= Sean Mackey (civil engineer) =

Irish engineer

Sean Mackey, OBE, KGS (1917–1997) was a prominent Irish civil engineer.

==Biography==
Sean Mackey was born in Dolla, County Tipperary, Ireland, in 1917. Having attended Mount Saint Joseph College in Roscrea, he entered University College Dublin, where he obtained a BE civil engineering degree and BSc degree. He subsequently went on to get a master's degree in UCD before marrying Elizabeth Ann (Lilian) Mulleaney and emigrating to England, where he secured a job with leading construction steelmaker Dorman Long.

In 1947 he secured a post as senior lecturer in Leeds University, where he obtained a PhD in 1951.
Then in 1953, he was invited to take up the newly created head of engineering post at the fledgling Indian Institute of Technology in Kharagpur, Eastern India. His teaching philosophy was always to encourage a 'practical' hands-on approach to engineering, and to this end, he encouraged his students to embark on a project to design and build a swimming pool complex on the institute's campus.
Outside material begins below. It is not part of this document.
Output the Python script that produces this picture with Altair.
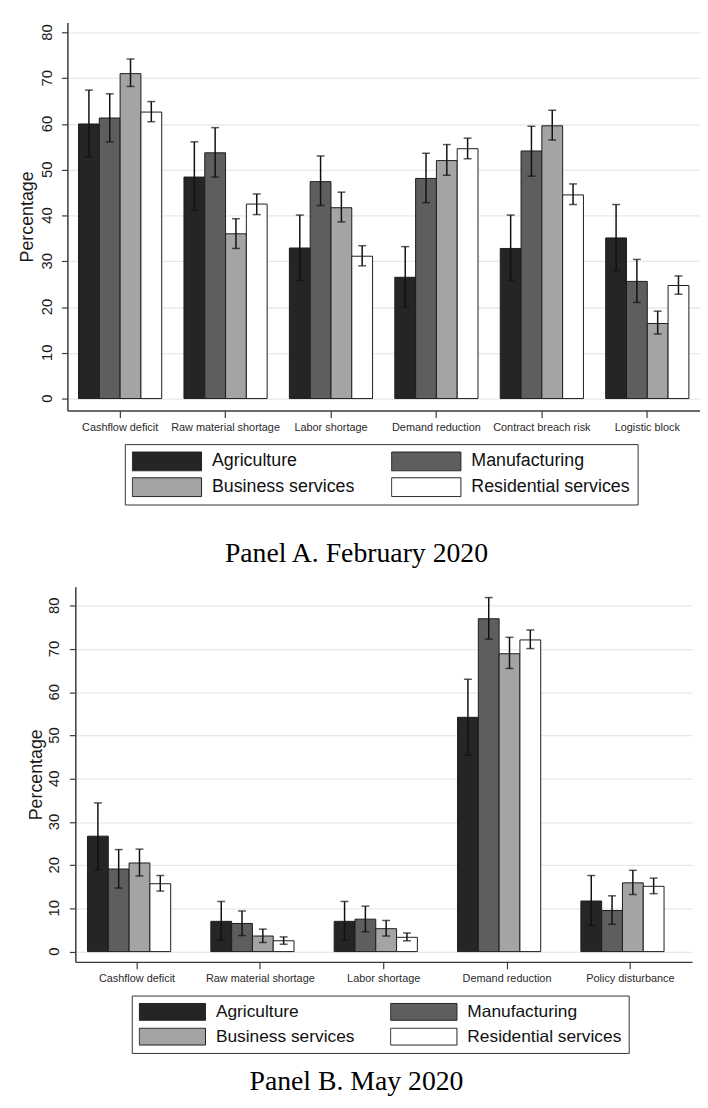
import altair as alt
import pandas as pd

sectors = ["Agriculture", "Manufacturing", "Business services", "Residential services"]
sector_colors = ["#252525", "#5e5e5e", "#a4a4a4", "#ffffff"]

# ---------------- Panel A: February 2020 ----------------
cats_a = ["Cashflow deficit", "Raw material shortage", "Labor shortage",
          "Demand reduction", "Contract breach risk", "Logistic block"]
a_agri = [60.0, 48.4, 32.9, 26.5, 32.8, 35.1]
a_agri_lo = [52.8, 41.1, 25.8, 20.0, 25.8, 28.0]
a_agri_hi = [67.4, 56.1, 40.1, 33.2, 40.1, 42.4]
a_manu = [61.3, 53.7, 47.4, 48.1, 54.1, 25.6]
a_manu_lo = [56.1, 48.4, 42.2, 42.8, 48.6, 21.0]
a_manu_hi = [66.6, 59.2, 53.0, 53.6, 59.5, 30.4]
a_bus = [71.0, 36.0, 41.7, 52.0, 59.6, 16.4]
a_bus_lo = [68.2, 32.8, 38.6, 48.8, 56.5, 14.1]
a_bus_hi = [74.2, 39.3, 45.1, 55.5, 63.0, 19.1]
a_res = [62.6, 42.5, 31.1, 54.6, 44.5, 24.7]
a_res_lo = [60.5, 40.2, 29.0, 52.4, 42.4, 22.8]
a_res_hi = [64.9, 44.7, 33.4, 56.9, 46.9, 26.8]

# ---------------- Panel B: May 2020 ----------------
cats_b = ["Cashflow deficit", "Raw material shortage", "Labor shortage",
          "Demand reduction", "Policy disturbance"]
b_agri = [26.7, 7.0, 7.0, 54.2, 11.7]
b_agri_lo = [18.9, 2.6, 2.6, 45.4, 6.0]
b_agri_hi = [34.4, 11.6, 11.6, 63.0, 17.6]
b_manu = [19.1, 6.5, 7.5, 77.0, 9.5]
b_manu_lo = [14.7, 3.7, 4.6, 72.3, 6.3]
b_manu_hi = [23.6, 9.4, 10.5, 81.9, 12.9]
b_bus = [20.5, 3.6, 5.3, 68.9, 15.9]
b_bus_lo = [17.5, 2.1, 3.6, 65.5, 13.2]
b_bus_hi = [23.7, 5.2, 7.2, 72.7, 18.8]
b_res = [15.7, 2.5, 3.3, 72.1, 15.1]
b_res_lo = [14.0, 1.7, 2.5, 70.1, 13.4]
b_res_hi = [17.6, 3.4, 4.3, 74.4, 17.0]

y_ticks = [0, 10, 20, 30, 40, 50, 60, 70, 80]


def make_df(cats, vals, los, his):
    rows = []
    for s, v, lo, hi in zip(sectors, vals, los, his):
        for c, a, b, d in zip(cats, v, lo, hi):
            rows.append({"cat": c, "sector": s, "val": a, "lo": b, "hi": d, "base": 0})
    return pd.DataFrame(rows)


df_a = make_df(cats_a, [a_agri, a_manu, a_bus, a_res],
               [a_agri_lo, a_manu_lo, a_bus_lo, a_res_lo],
               [a_agri_hi, a_manu_hi, a_bus_hi, a_res_hi])
df_b = make_df(cats_b, [b_agri, b_manu, b_bus, b_res],
               [b_agri_lo, b_manu_lo, b_bus_lo, b_res_lo],
               [b_agri_hi, b_manu_hi, b_bus_hi, b_res_hi])

AX = "#3a3a3a"


def panel(df, cats, width, height, ydom, pin, pout, leg, title_text, tx, ty, ytitle_x):
    xaxis = alt.Axis(title=None, labelFontSize=11, labelAngle=0, labelColor="#2a2a2a",
                     labelFont="Liberation Sans", tickSize=7, tickColor=AX, tickWidth=1.2,
                     domainColor=AX, domainWidth=1.5, labelPadding=4, grid=False,
                     labelLimit=300)
    yaxis = alt.Axis(title="Percentage", titleFontSize=18, titleFont="Liberation Sans",
                     titleFontWeight="normal", titleColor="#1a1a1a",
                     titleX=ytitle_x, titleY=height / 2, titleAngle=270,
                     titleAlign="center", titleBaseline="middle",
                     values=y_ticks, labels=False,
                     tickSize=6, tickColor=AX, tickWidth=1.2, domainColor=AX, domainWidth=1.5,
                     grid=True, gridColor="#e8e8e8", gridWidth=1.3)
    xenc = alt.X("cat:N", sort=cats, scale=alt.Scale(paddingInner=pin, paddingOuter=pout), axis=xaxis)
    xoff = alt.XOffset("sector:N", sort=sectors,
                       scale=alt.Scale(domain=sectors, paddingInner=0, paddingOuter=0))
    yscale = alt.Scale(domain=ydom, nice=False, zero=False)
    base = alt.Chart(df)
    bars = base.mark_bar(stroke="#1c1c1c", strokeWidth=1).encode(
        x=xenc, xOffset=xoff,
        y=alt.Y("val:Q", scale=yscale, axis=yaxis),
        y2=alt.Y2("base:Q"),
        fill=alt.Fill("sector:N", scale=alt.Scale(domain=sectors, range=sector_colors), legend=leg),
    )
    rules = base.mark_rule(color="#111111", strokeWidth=1.5).encode(
        x=xenc, xOffset=xoff,
        y=alt.Y("lo:Q", scale=yscale, axis=yaxis), y2=alt.Y2("hi:Q"))
    cap_hi = base.mark_tick(color="#111111", thickness=1.5, size=8).encode(
        x=xenc, xOffset=xoff, y=alt.Y("hi:Q", scale=yscale, axis=yaxis))
    cap_lo = base.mark_tick(color="#111111", thickness=1.5, size=8).encode(
        x=xenc, xOffset=xoff, y=alt.Y("lo:Q", scale=yscale, axis=yaxis))
    # rotated y tick labels (Stata style), positioned through the y scale
    ylab = alt.Chart(alt.Data(values=[{"v": v, "s": str(v), "ang": 270} for v in y_ticks])).mark_text(
        align="center", baseline="middle", fontSize=15, color="#1a1a1a",
        font="Liberation Sans"
    ).encode(x=alt.value(-21), y=alt.Y("v:Q", scale=yscale, axis=yaxis), text="s:N",
             angle=alt.Angle("ang:Q", scale=None))
    ttl = alt.Chart(alt.Data(values=[{"t": title_text}])).mark_text(
        font="Liberation Serif", fontSize=28, color="black", baseline="alphabetic", align="center"
    ).encode(x=alt.value(tx), y=alt.value(ty), text="t:N")
    return alt.layer(bars, rules, cap_hi, cap_lo, ylab, ttl).properties(width=width, height=height)


leg_a = alt.Legend(orient="none", legendX=58, legendY=426, columns=2, direction="horizontal",
                   title=None,
                   symbolType="M-1,-0.2714H1V0.2714H-1Z", symbolSize=4900, clipHeight=21,
                   labelFontSize=18, labelFont="Liberation Sans", labelColor="#111111",
                   labelOffset=10, labelLimit=400, columnPadding=36, rowPadding=5, padding=7,
                   strokeColor="#333333", symbolStrokeColor="#222222", symbolStrokeWidth=1,
                   symbolOpacity=1)
leg_b = alt.Legend(orient="none", legendX=57, legendY=413, columns=2, direction="horizontal",
                   title=None,
                   symbolType="M-1,-0.2537H1V0.2537H-1Z", symbolSize=4489, clipHeight=19,
                   labelFontSize=17.5, labelFont="Liberation Sans", labelColor="#111111",
                   labelOffset=10, labelLimit=400, columnPadding=35, rowPadding=6, padding=7,
                   strokeColor="#333333", symbolStrokeColor="#222222", symbolStrokeWidth=1,
                   symbolOpacity=1)

pa = panel(df_a, cats_a, 639, 392, [-2.6, 82.2], 0.211, 0.1055, leg_a,
           "Panel A. February 2020", 292, 545, -40)
pb = panel(df_b, cats_b, 623, 379, [-2.38, 84.42], 0.197, 0.0987, leg_b,
           "Panel B. May 2020", 284, 508, -39)

chart = alt.vconcat(pa, pb, spacing=19, center=True).resolve_scale(
    fill="independent").resolve_legend(fill="independent").properties(
    padding={"left": 11, "top": 9, "right": 0, "bottom": 0}
).configure(font="Liberation Sans").configure_view(stroke=None)

chart.save("out.html", embed_options={"renderer": "svg", "actions": False})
Finally in 1956, he moved to the University of Hong Kong to take up the post of Taikoo Professor of Engineering.
Within a few years he had expanded the engineering faculty from one department to four, and later went on to be appointed dean of the joint Faculty of Engineering and Architecture.
Outside of academia, he was a founding council member of the Hong Kong Management Association in 1960.

During his time in the University of Hong Kong, he initiated an intensive research programme studying the effects of wind on tall buildings, attracting global interest and culminating in an International Seminar in 1961. 1968 saw him help set up and become the first president of, the Hong Kong branch of the Institution of Structural Engineers.
In 1962 he was elected president of the Hong Kong St Patrick's Society and was also for many years, a Steward of the prestigious Hong Kong Jockey Club. He also founded and chaired the Colony's 'British Engineering Week' in 1966, which was opened by the late Princess Margaret. In recognition of this work, the British Government awarded Professor Mackey the OBE- honorary, because he was the holder of an Irish passport.

Academically, he went on to receive fellowships of both the Institution of Civil Engineers, the Institution of Structural Engineers and the Geological Society. In 1965, Mackey achieved a Doctor of Science (DSc) degree from his alma mater, University College Dublin (National University of Ireland) and in 1972, received a second DSc (Honorary) from the University of Hong Kong.

In 1965, he was appointed a Justice of the Peace by the Colony's Legislative Council, and subsequently chaired a number of committees, including one specifically set up to investigate corruption within the Hong Kong Police Force. In 1978 as a result of his untiring voluntary work with the international Caritas foundation, he was honoured by the Vatican with a Knighthood of the Order of St. Gregory the Great.

After nineteen years service, he retired from The University of Hong Kong in 1976, and went on to practise successfully as an independent Consulting Engineer for a further eight years, working on major projects such as the new Kwai Tsing Container Terminals and new airport Hong Kong International Airport on Chek Lap Kok Island.

In 1984 Sean Mackey fully retired and returned with his wife Lilian to his beloved Ireland, to be with his three sons and seven grandchildren, and to concentrate on his other great love – fishing. Even in retirement, he still found time to attend and address several meetings of the Irish Institute of Engineers.
Sean Mackey died aged 79, in June 1997.